Ein ähnlicher Rechtsgedanke wie im Landwirtschaftsanpassungs- und im Flurbereinigungsgesetz findet sich in der Bodenordnung nach dem Baugesetzbuch (§§ 45 ff. BauGB). Gemäß § 63 Abs. 1 BauGB treten die zugeteilten Grundstücke hinsichtlich der Rechte an den alten Grundstücken und der diese Grundstücke betreffenden Rechtsverhältnisse, die nicht aufgehoben werden, an die Stelle der alten Grundstücke. Nichts anderes folgt aus § 13 Abs. 4 Bodensonderungsgesetz. Danach setzen sich die Rückübertragungsansprüche nach dem Vermögensgesetz grundsätzlich an den neugebildeten Grundstücken fort. Der Gesetzgeber wollte gerade den Sonderfall regeln, dass Grundstücke einen anderen Zuschnitt erhalten und daher unklar ist, ob das Grundstück mit dem anmeldebelasteten noch identisch ist. Grundsätzlich setzen sich bestehende vermögensrechtliche Ansprüche an den Grundstücken im Sonderungsplan fort. Sie unterliegen der Rückübertragung, wenn die dem Vermögensgesetz nachgezeichneten Ausschlussgründe nicht greifen.
Der Rückübertragung steht auch der Konnexitätsgrundsatz nicht entgegen.

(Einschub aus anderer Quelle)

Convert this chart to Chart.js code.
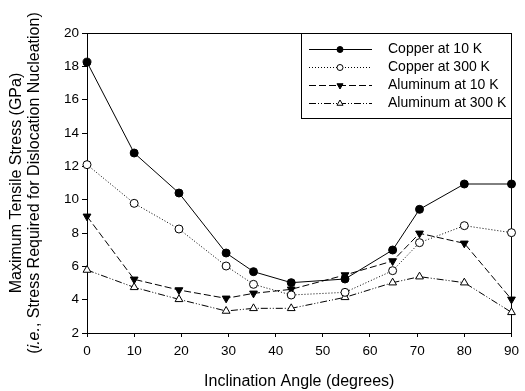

Er setzt die Gleichartigkeit von Schädigungs- und Restitutionsgegenstand voraus (Urteil vom 29. März 2006 – BverwG 8 C 10.04 – a.a.O. S. 7). Durch die Wertung des Gesetzgebers, dass das Abfindungsgrundstück "an die Stelle" des "alten" Grundstücks tritt und damit dingliches Surrogat ist, wird gerade der Gedanke der Gleichartigkeit im Objekt gewahrt.